If lockout persists, UFL ready to pounce on undrafted rookies

The NFL lockout could very well be a boom to the United Football League's ability to attract new players.

According to Jerry Glanville, one of two former NFL coaches to recently take over a UFL team, the younger league's focus is on players who aren't drafted by the NFL, but who NFL teams seek to sign after the draft.

Should the lockout continue through the April 28-30 draft, the UFL might not be competing with the NFL in its efforts to sign undrafted players -- 11 percent of whom, Glanville said, were starters in the NFL last season. That's because the NFL wouldn't allow its teams to sign those or any other players who didn't have contracts before the lockout.

"I can guarantee you, I'll be sitting on somebody's doorstep," said Glanville, the new coach and general manager of the Hartford Colonials. "Back when I was with the Falcons, they used to fly me all around the country, and the minute the draft was over, I'd pounce on 'em like a panther. I'd have my own little private plane, and I'd fly all over to get these guys. Well, now that's going to be our league.

"The minute the draft was over, I'd pounce on 'em like a panther."

-- Jerry Glanville on signing undrafted free agents

"What (NFL players) want (in the labor dispute), we're not in that league (financially). But we are in the league (for) the young player that just needs to be seen and needs his pass protection strengthened or his coverage strengthened. If we can get that 11 percent this year because there is a (work stoppage in the NFL) ... that will change the UFL. And those are the guys that make the NFL, that bottom 11 percent that ends up starting."

In the meantime, they can learn from Glanville and Marty Schottenheimer, who recently was hired to coach the Virginia Destroyers. They join two other ex-NFL head coaches, Dennis Green (Sacramento Mountain Lions) and Jim Fassel (Las Vegas Locomotives), who already were in the five-team league.

"If you're a coach, you're a coach," Glanville said of what pulled him and the others back to the sideline. "That never leaves you. To me, you're a teacher; you're trying to get people to be better than they were yesterday."

And the education ultimately could pay off with the opportunity for UFL players to end up in the NFL. According to Glanville, 18 former Hartford players signed with NFL teams last year and six coaches from the Colonials staff also were hired in the NFL.

Glanville spent nine seasons as a head coach with the Houston Oilers and Falcons. In Schottenheimer's 21 years as an NFL head coach, he spent time with the Cleveland Browns, Kansas City Chiefs, Washington Redskins and San Diego Chargers.

Glanville and Schottenheimer bring different, distinctive personalities to the UFL.
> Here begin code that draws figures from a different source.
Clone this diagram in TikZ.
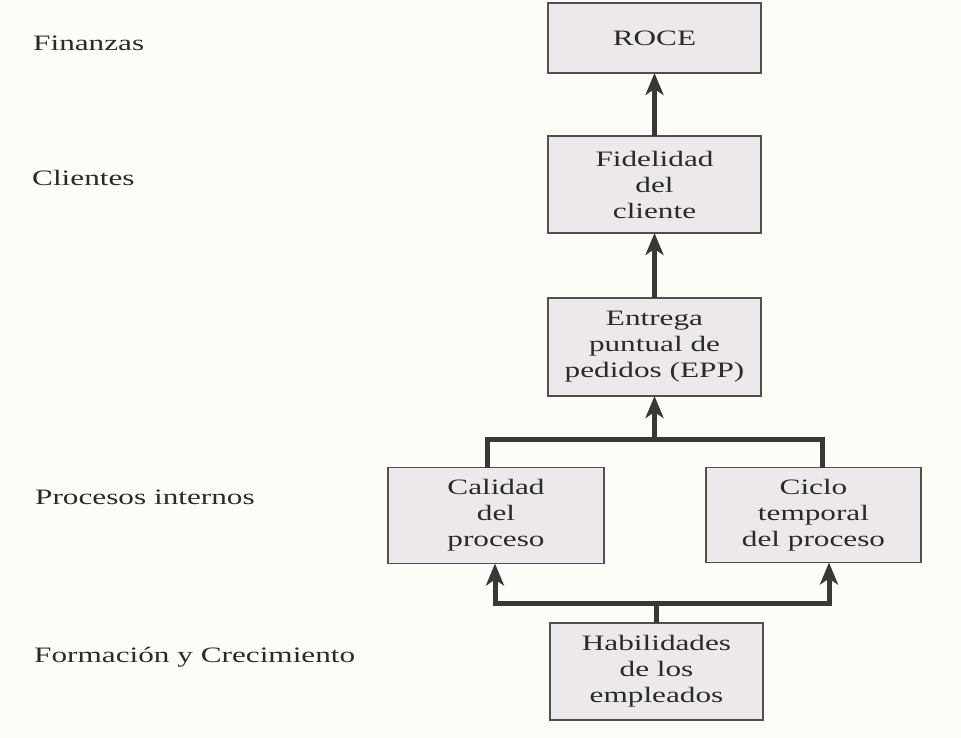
\documentclass[tikz,border=0pt]{standalone}
\usepackage{fontspec}
\setmainfont{Liberation Serif}[FakeStretch=1.42]
\usetikzlibrary{arrows.meta}
\definecolor{bgc}{HTML}{FDFCF6}
\definecolor{boxfill}{HTML}{ECE8EC}
\definecolor{boxline}{HTML}{505050}
\definecolor{linec}{HTML}{383838}
\definecolor{txtc}{HTML}{2A2A2A}
\begin{document}
\begin{tikzpicture}[x=1pt,y=-1pt,
  every node/.style={text=txtc, font=\fontsize{22}{26}\selectfont},
  kpibox/.style={draw=boxline, line width=1.4pt, fill=boxfill, align=center,
    inner sep=0pt, outer sep=0pt},
  lvl/.style={anchor=base west, inner sep=0pt},
  conn/.style={draw=linec, line width=5pt},
  tip/.style={-{Stealth[length=22pt,width=18pt,inset=6pt]}}]
\fill[bgc] (0,0) rectangle (961,738);
\useasboundingbox (0,0) rectangle (961,738);
% level labels
\node[lvl] (lf) at (33,51) {Finanzas};
\node[lvl] (lc) at (32,186) {Clientes};
\node[lvl] (lp) at (35,504) {Procesos internos};
\node[lvl] (lh) at (34,662) {Formación y Crecimiento};
% boxes
\node[kpibox, minimum width=213pt, minimum height=70pt] (roce) at (654.5,38) {ROCE};
\node[kpibox, minimum width=213pt, minimum height=97pt] (fid) at (654.5,184.5) {Fidelidad\\del\\cliente};
\node[kpibox, minimum width=213pt, minimum height=98pt] (epp) at (654.5,347) {Entrega\\puntual de\\pedidos (EPP)};
\node[kpibox, minimum width=216pt, minimum height=96pt] (cal) at (496,515.5) {Calidad\\del\\proceso};
\node[kpibox, minimum width=215pt, minimum height=95pt] (cic) at (813.5,515) {Ciclo\\temporal\\del proceso};
\node[kpibox, minimum width=213pt, minimum height=97pt] (hab) at (656.5,671.5) {Habilidades\\de los\\empleados};
% junctions
\coordinate (j1) at (654.5,439);
\coordinate (j2) at (656.5,603);
% connectors
\draw[conn, tip] (fid.north) -- (roce.south);
\draw[conn, tip] (epp.north) -- (fid.south);
\draw[conn] ([xshift=-9pt]cal.north) |- (j1) -| ([xshift=8.5pt]cic.north);
\draw[conn, tip] (j1) -- (epp.south);
\draw[conn] (hab.north) -- (j2);
\draw[conn, tip] (j2) -| ([xshift=-1pt]cal.south);
\draw[conn, tip] (j2) -| ([xshift=15.5pt]cic.south);
\end{tikzpicture}
\end{document}
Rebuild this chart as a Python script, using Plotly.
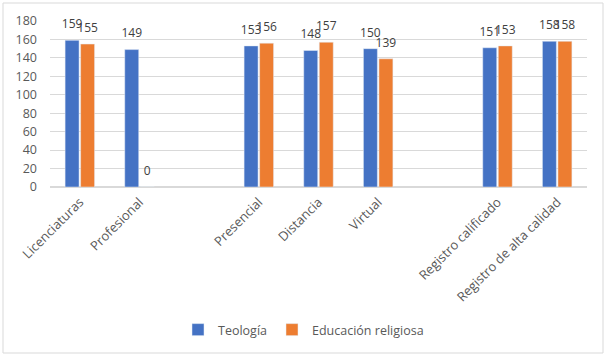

Glanville is one of the more colorful coaches the game has ever seen. He was known for dressing all in black, a la Johnny Cash, and leaving tickets at the will-call window for Elvis Presley -- just in case "The King" really was still alive and wanted to take in a football game. Glanville would infuriate and antagonize opposing coaches -- such as Schottenheimer, with whom he had a heated rivalry while Glanville guided the Oilers and Schottenheimer led the Browns in the former AFC Central -- with inflammatory comments to the media and a willingness to run up the score whenever possible with his high-scoring, run-and-shoot offense.

Earlier this week, Glanville hired a prominent former NFL assistant, Tim Krumrie, to coach his defensive line. Krumrie also gained a reputation for irreverence while working as an assistant with the Cincinnati Bengals (for whom also played defensive line), Buffalo Bills and Chiefs. His highly vocal and spirited approach would make for entertaining sessions when he worked with defensive linemen in practice. And he prompted more than his share of double-takes when he put college prospects through intensive hand-to-hand combat drills during pre-draft workouts.

Schottenheimer's reputation is much more businesslike, although he brings considerable intensity to the job. His fiery locker-room and sideline speeches are NFL Films classics.

"The fun of the job is watching a guy you didn't think was going to help you end up winning the game," Glanville said. "It's all about being a teacher."